Relative Error Tensor Low Rank Approximation

We consider relative error low rank approximation of $tensors$ with respect to the Frobenius norm: given an order-$q$ tensor $A \in \mathbb{R}^{\prod_{i=1}^q n_i}$, output a rank-$k$ tensor $B$ for which $\|A-B\|_F^2 \leq (1+ε)$OPT, where OPT $= \inf_{\textrm{rank-}k~A'} \|A-A'\|_F^2$. Despite the success on obtaining relative error low rank approximations for matrices, no such results were known for tensors. One structural issue is that there may be no rank-$k$ tensor $A_k$ achieving the above infinum.
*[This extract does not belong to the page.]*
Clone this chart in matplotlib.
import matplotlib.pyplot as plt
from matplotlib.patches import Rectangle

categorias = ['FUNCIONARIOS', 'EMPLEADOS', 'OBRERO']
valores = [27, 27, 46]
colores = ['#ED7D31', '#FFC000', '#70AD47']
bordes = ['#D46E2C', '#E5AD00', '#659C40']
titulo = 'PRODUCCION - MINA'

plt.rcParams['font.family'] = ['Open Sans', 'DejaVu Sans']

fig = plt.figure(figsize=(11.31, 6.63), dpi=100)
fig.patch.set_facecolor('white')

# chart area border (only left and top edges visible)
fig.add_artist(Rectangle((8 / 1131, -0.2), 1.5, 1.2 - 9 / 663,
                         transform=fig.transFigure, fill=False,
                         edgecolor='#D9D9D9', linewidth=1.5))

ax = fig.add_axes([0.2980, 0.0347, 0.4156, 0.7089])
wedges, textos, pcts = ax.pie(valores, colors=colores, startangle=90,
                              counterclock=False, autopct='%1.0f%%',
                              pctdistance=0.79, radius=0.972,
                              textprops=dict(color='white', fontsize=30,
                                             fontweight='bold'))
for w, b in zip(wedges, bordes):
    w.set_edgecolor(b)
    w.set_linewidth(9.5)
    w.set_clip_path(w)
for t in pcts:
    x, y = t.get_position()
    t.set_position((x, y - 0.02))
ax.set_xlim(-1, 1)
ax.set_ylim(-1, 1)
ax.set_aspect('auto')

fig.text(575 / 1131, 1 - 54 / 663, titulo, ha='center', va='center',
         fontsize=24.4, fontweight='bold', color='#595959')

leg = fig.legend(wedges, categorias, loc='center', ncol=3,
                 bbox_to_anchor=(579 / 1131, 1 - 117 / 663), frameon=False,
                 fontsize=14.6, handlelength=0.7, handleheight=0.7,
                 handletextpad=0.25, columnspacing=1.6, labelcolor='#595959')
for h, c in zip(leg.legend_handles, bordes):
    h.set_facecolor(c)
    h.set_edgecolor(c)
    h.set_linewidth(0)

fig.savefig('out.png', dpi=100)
Another, computational issue, is that an efficient relative error low rank approximation algorithm for tensors would allow one to compute the rank of a tensor, which is NP-hard. We bypass these issues via (1) bicriteria and (2) parameterized complexity solutions: (1) We give an algorithm which outputs a rank $k' = O((k/ε)^{q-1})$ tensor $B$ for which $\|A-B\|_F^2 \leq (1+ε)$OPT in $nnz(A) + n \cdot \textrm{poly}(k/ε)$ time in the real RAM model. Here $nnz(A)$ is the number of non-zero entries in $A$. (2) We give an algorithm for any $δ>0$ which outputs a rank $k$ tensor $B$ for which $\|A-B\|_F^2 \leq (1+ε)$OPT and runs in $ ( nnz(A) + n \cdot \textrm{poly}(k/ε) + \exp(k^2/ε) ) \cdot n^δ$ time in the unit cost RAM model. For outputting a rank-$k$ tensor, or even a bicriteria solution with rank-$Ck$ for a certain constant $C > 1$, we show a $2^{Ω(k^{1-o(1)})}$ time lower bound under the Exponential Time Hypothesis. Our results give the first relative error low rank approximations for tensors for a large number of robust error measures for which nothing was known, as well as column row and tube subset selection. We also obtain new results for matrices, such as $nnz(A)$-time CUR decompositions, improving previous $nnz(A)\log n$-time algorithms, which may be of independent interest.